Through social media and news networks, there has been a boom in the number of intellectuals – although you may describe them as commentators. Have we shifted from an age of intellectuals to one of the punditariat?
We have entered into a society of commentary. Authentic intellectuals devote their knowledge to a cause they see as just and universal. Meanwhile, pundits and pseudo-philosophers, who are omnipresent in the media, merely express opinions on subjects of which they know relatively little. The reign of the punditariat is symptomatic of the growing influence of the media, which occupies the void left by political parties and unions. This domination has an economic origin: It is cheaper to invite an editorialist on a news show than to broadcast an investigation. There is also a technological cause: Social media is an invitation to knee-jerk commentary instead of sustained, thoughtful discussion. And the ideological explanation is that the reactionary galaxy has melted down into a society of punditry, in which one-upmanship is the name of the game. Anti-system ideologists have understood that they can easily impose their issues and ideas within the public arena. Inspired by what has happened in the United States, they are now looking to spread a French take on Trumpism.

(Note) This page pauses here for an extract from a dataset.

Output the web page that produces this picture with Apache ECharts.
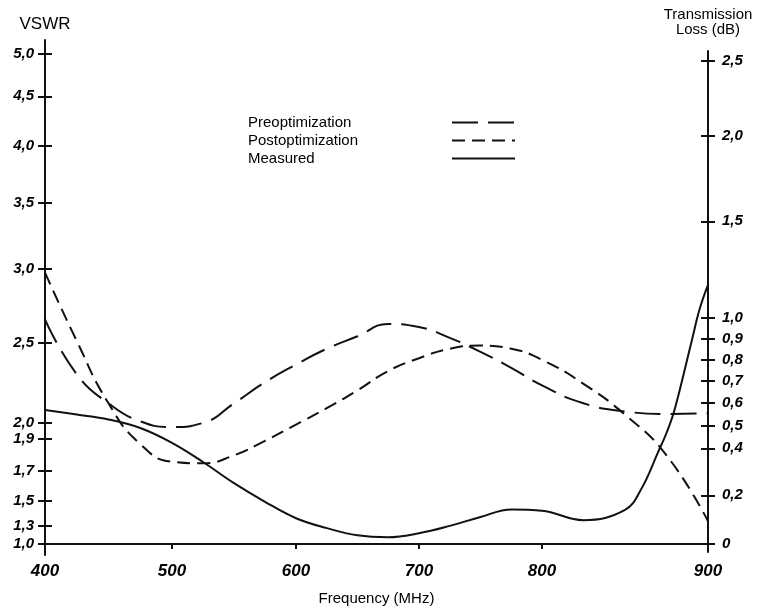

Were intellectuals influential, or did they just think they were, and are they still? Is there a field in which the influence of one or more intellectuals is measurably significant?
All changes in contemporary society, such as ecology or questions of gender, are driven by intellectual revolutions. This can be seen in laws governing the principle of ecological reparations and the fundamental rights of nature, as well as measures addressing consent and sexual harassment.